Goal:
Quote the listing in full, exactly as given, minus any pictures.

Data extract:
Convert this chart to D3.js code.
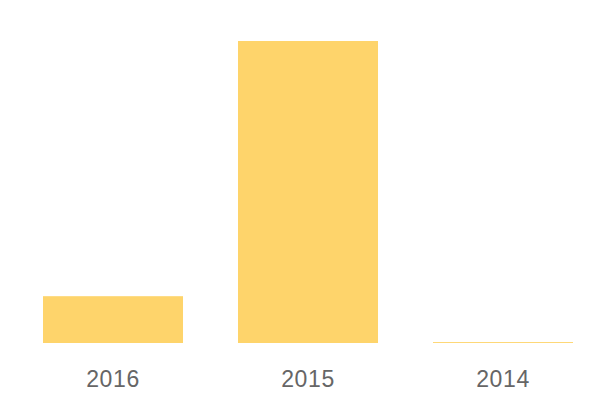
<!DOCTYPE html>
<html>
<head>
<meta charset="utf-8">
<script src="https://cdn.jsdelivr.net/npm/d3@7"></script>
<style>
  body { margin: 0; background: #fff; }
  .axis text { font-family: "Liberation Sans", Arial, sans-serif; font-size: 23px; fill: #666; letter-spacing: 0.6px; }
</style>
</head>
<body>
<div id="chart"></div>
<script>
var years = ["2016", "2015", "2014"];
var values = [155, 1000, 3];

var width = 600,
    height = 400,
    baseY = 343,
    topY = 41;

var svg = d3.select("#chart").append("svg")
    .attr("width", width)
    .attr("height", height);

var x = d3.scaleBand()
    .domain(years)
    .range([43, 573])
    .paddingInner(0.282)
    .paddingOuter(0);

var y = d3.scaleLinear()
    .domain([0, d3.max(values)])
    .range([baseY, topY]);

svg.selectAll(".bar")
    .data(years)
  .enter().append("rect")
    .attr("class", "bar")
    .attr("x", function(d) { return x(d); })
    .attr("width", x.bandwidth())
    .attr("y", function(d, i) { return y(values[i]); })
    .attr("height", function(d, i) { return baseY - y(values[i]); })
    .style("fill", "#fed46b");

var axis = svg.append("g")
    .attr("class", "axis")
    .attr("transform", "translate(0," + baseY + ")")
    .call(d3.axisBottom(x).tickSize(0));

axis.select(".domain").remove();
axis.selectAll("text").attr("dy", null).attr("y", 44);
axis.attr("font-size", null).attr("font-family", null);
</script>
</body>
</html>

Result of the exercise:
Convert this chart to D3.js code.
<!DOCTYPE html>
<html>
<head>
<meta charset="utf-8">
<script src="https://cdn.jsdelivr.net/npm/d3@7"></script>
<style>
  body { margin: 0; background: #fff; }
  .axis text { font-family: "Liberation Sans", Arial, sans-serif; font-size: 23px; fill: #666; letter-spacing: 0.6px; }
</style>
</head>
<body>
<div id="chart"></div>
<script>
var years = ["2016", "2015", "2014"];
var values = [155, 1000, 3];

var width = 600,
    height = 400,
    baseY = 343,
    topY = 41;

var svg = d3.select("#chart").append("svg")
    .attr("width", width)
    .attr("height", height);

var x = d3.scaleBand()
    .domain(years)
    .range([43, 573])
    .paddingInner(0.282)
    .paddingOuter(0);

var y = d3.scaleLinear()
    .domain([0, d3.max(values)])
    .range([baseY, topY]);

svg.selectAll(".bar")
    .data(years)
  .enter().append("rect")
    .attr("class", "bar")
    .attr("x", function(d) { return x(d); })
    .attr("width", x.bandwidth())
    .attr("y", function(d, i) { return y(values[i]); })
    .attr("height", function(d, i) { return baseY - y(values[i]); })
    .style("fill", "#fed46b");

var axis = svg.append("g")
    .attr("class", "axis")
    .attr("transform", "translate(0," + baseY + ")")
    .call(d3.axisBottom(x).tickSize(0));

axis.select(".domain").remove();
axis.selectAll("text").attr("dy", null).attr("y", 44);
axis.attr("font-size", null).attr("font-family", null);
</script>
</body>
</html>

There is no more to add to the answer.